Patrick Yeagle’s piece on coal (“Gambling on a black rock,” May 8) is marked “feature” but it should be marked “editorial.” It’s filled with superlatives and one-sided claims. FutureGen seeks to address many of the objections that Yeagle raises. Yeagle chooses to focus on past problems rather than future solutions.

Coal may not be a perfect fuel but it is sustainable for another 100 years while other energy sources continue to develop. Through coal gasification, we could have clean-burning hydrogen, synthetic natural gas and other products while recovering the sulfur and carbon dioxide. New products using the CO2, such as insulation products, should be developed.

Illinois is well positioned for coal production which means good-paying jobs in areas where jobs are desperately needed. There are two sides to this story. Too bad only one side was told in this cover story/editorial.

David Porter

The Guestwork column in this week’s Illinois Times (“Immigration reform is a family value,” May 8) noted that during the Obama administration over two million people have been deported from the U.S., and deplored the breaking up of families resulting from deporting these persons. The blame for breaking up these families was put squarely on the government. However, no one in government is forcing these deportees to leave their families behind. Even if the rest of their families were here legally, the government wasn’t forcing those family members to stay here, while their other family member, here illegally, was deported.
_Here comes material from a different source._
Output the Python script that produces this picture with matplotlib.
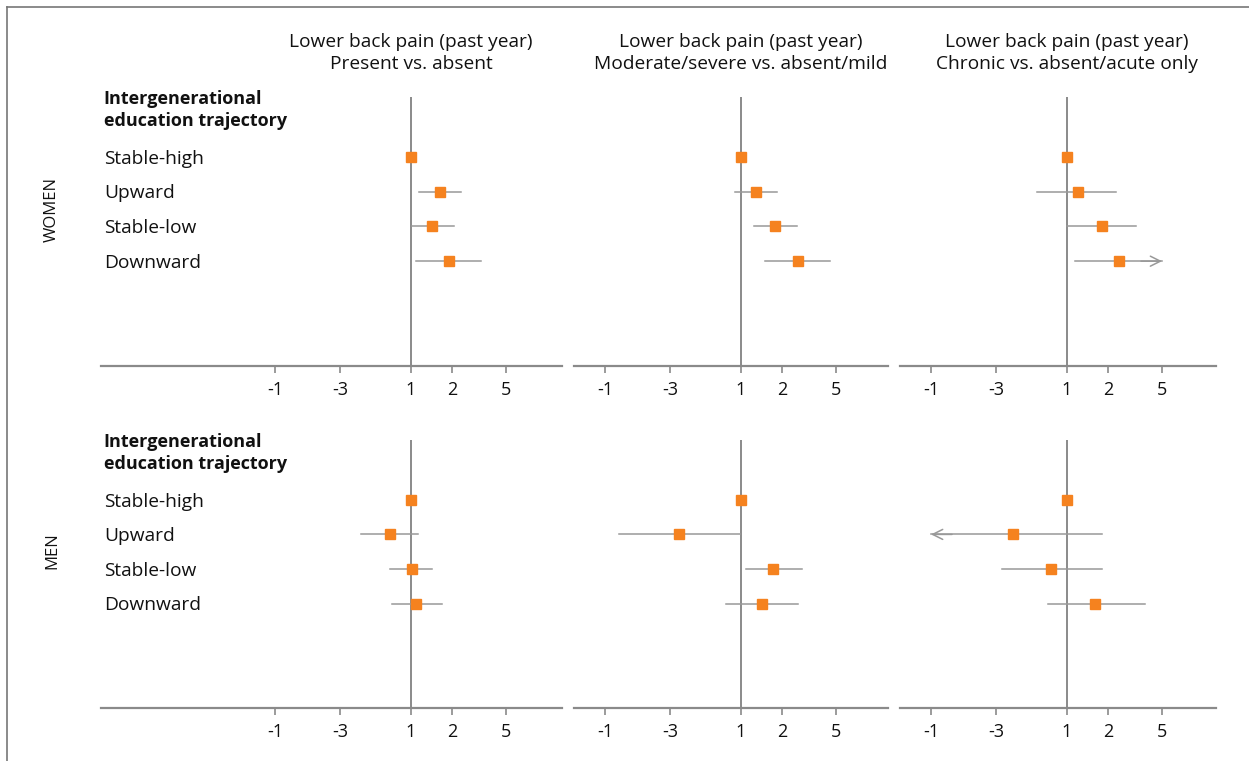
import numpy as np
import matplotlib
matplotlib.use("Agg")
import matplotlib.pyplot as plt
from matplotlib.lines import Line2D
from matplotlib.transforms import blended_transform_factory

plt.rcParams['font.family'] = ['Open Sans', 'DejaVu Sans']

# data: odds ratios with 95% CI, order = stable-high, upward, stable-low, downward
groups = ["Stable-high", "Upward", "Stable-low", "Downward"]
col_titles = ["Lower back pain (past year)\nPresent vs. absent",
              "Lower back pain (past year)\nModerate/severe vs. absent/mild",
              "Lower back pain (past year)\nChronic vs. absent/acute only"]
sexes = ["WOMEN", "MEN"]

women_or = [[1.0, 1.63, 1.43, 1.90], [1.0, 1.28, 1.79, 2.64], [1.0, 1.20, 1.80, 2.41]]
women_lo = [[1.0, 1.15, 1.02, 1.09], [1.0, 0.90, 1.25, 1.49], [1.0, 0.60, 1.00, 1.15]]
women_hi = [[1.0, 2.33, 2.07, 3.27], [1.0, 1.84, 2.56, 4.55], [1.0, 2.29, 3.24, 7.50]]

men_or = [[1.0, 0.70, 1.01, 1.09], [1.0, 0.35, 1.71, 1.43], [1.0, 0.40, 0.76, 1.61]]
men_lo = [[1.0, 0.43, 0.70, 0.72], [1.0, 0.127, 1.08, 0.78], [1.0, 0.06, 0.33, 0.72]]
men_hi = [[1.0, 1.12, 1.43, 1.69], [1.0, 0.99, 2.83, 2.62], [1.0, 1.80, 1.80, 3.75]]

tick_vals = [0.1, 0.3, 1, 2, 5]
tick_labels = ["-1", "-3", "1", "2", "5"]

W, H = 1249, 761
fig = plt.figure(figsize=(W / 100, H / 100), dpi=100)

orange = "#f5821f"
gray = "#8a8a8a"
txt = "#111111"
fs = 13.8

def px(x0, y0, x1, y1):
    return [x0 / W, 1 - y1 / H, (x1 - x0) / W, (y1 - y0) / H]

col_px = [(101, 562), (574, 888), (900, 1216)]
row_px = [(97, 366), (440, 708)]
ref_px = [411, 741, 1067]
lo_clip, hi_clip = 0.1, 5

for r, (ors, los, his) in enumerate([(women_or, women_lo, women_hi), (men_or, men_lo, men_hi)]):
    y0, y1 = row_px[r]
    for c in range(3):
        x0, x1 = col_px[c]
        ax = fig.add_axes(px(x0, y0, x1, y1))
        ax.set_xscale("log")
        # 136 px per decade, 1 at the reference line
        ax.set_xlim(10 ** ((x0 - ref_px[c]) / 136), 10 ** ((x1 - ref_px[c]) / 136))
        ax.set_ylim(6.02, -1.73)
        for s in ["top", "right", "left"]:
            ax.spines[s].set_visible(False)
        ax.spines["bottom"].set_color(gray)
        ax.spines["bottom"].set_linewidth(1.6)
        ax.set_yticks([])
        ax.set_xticks(tick_vals)
        ax.set_xticklabels(tick_labels)
        ax.xaxis.set_minor_locator(matplotlib.ticker.NullLocator())
        ax.tick_params(axis="x", colors=gray, labelcolor=txt, labelsize=13,
                       length=5, width=1.2, pad=6)
        ax.axvline(1, color=gray, lw=1.4, zorder=1)

        for i in range(4):
            lo, hi, est = los[c][i], his[c][i], ors[c][i]
            if hi > lo:
                a, b = max(lo, lo_clip), min(hi, hi_clip)
                ax.plot([a, b], [i, i], color="#999999", lw=1.1, zorder=2)
                if hi > hi_clip:
                    ax.annotate("", xy=(hi_clip, i), xytext=(hi_clip * 0.7, i),
                                arrowprops=dict(arrowstyle="->", color="#999999", lw=1.1,
                                                mutation_scale=18, shrinkA=0, shrinkB=0))
                if lo < lo_clip:
                    ax.annotate("", xy=(lo_clip, i), xytext=(lo_clip / 0.7, i),
                                arrowprops=dict(arrowstyle="->", color="#999999", lw=1.1,
                                                mutation_scale=18, shrinkA=0, shrinkB=0))
            ax.plot(est, i, marker="s", ms=7, color=orange, mec=orange, zorder=3)

        if c == 0:
            tr = blended_transform_factory(ax.transAxes, ax.transData)
            ax.text(0.006, -1.68, "Intergenerational", transform=tr, fontsize=13,
                    fontweight="bold", va="center", color=txt)
            ax.text(0.006, -1.05, "education trajectory", transform=tr, fontsize=13,
                    fontweight="bold", va="center", color=txt)
            for i, g in enumerate(groups):
                ax.text(0.006, i + 0.05, g, transform=tr, fontsize=fs, va="center", color=txt)

for c in range(3):
    fig.text(ref_px[c] / W, 1 - 53 / H, col_titles[c], ha="center", va="center",
             fontsize=fs, color=txt, linespacing=1.3)

fig.text(52 / W, 1 - 209 / H, sexes[0], rotation=90, ha="center", va="center",
         fontsize=12, color=txt)
fig.text(52 / W, 1 - 551 / H, sexes[1], rotation=90, ha="center", va="center",
         fontsize=12, color=txt)

# outer frame (top and left edges visible)
fig.add_artist(Line2D([7 / W, 1.0], [1 - 7 / H, 1 - 7 / H], color="#777777", lw=1.2))
fig.add_artist(Line2D([7 / W, 7 / W], [0.0, 1 - 7 / H], color="#777777", lw=1.2))

fig.savefig("out.png", dpi=100)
From my way of thinking, the deportees and their families chose to break up the family by choosing to not accompany the deportee out of the U.S. This does not in any way diminish the very wrenching decision it must be for these families to make, i.e., whether to leave as a family and give up the benefits of living here, or stay in the U.S. as a split-up family. Nor does it diminish the need for immigration reform, as pointed out in the article.

Nonetheless, it is unfair to blame the Obama administration or, for that matter, the overall government, for carrying out the law and deporting persons who are here illegally (as any other country in the world likely does), and the resulting break up of their families. That is a decision the family made, not the government.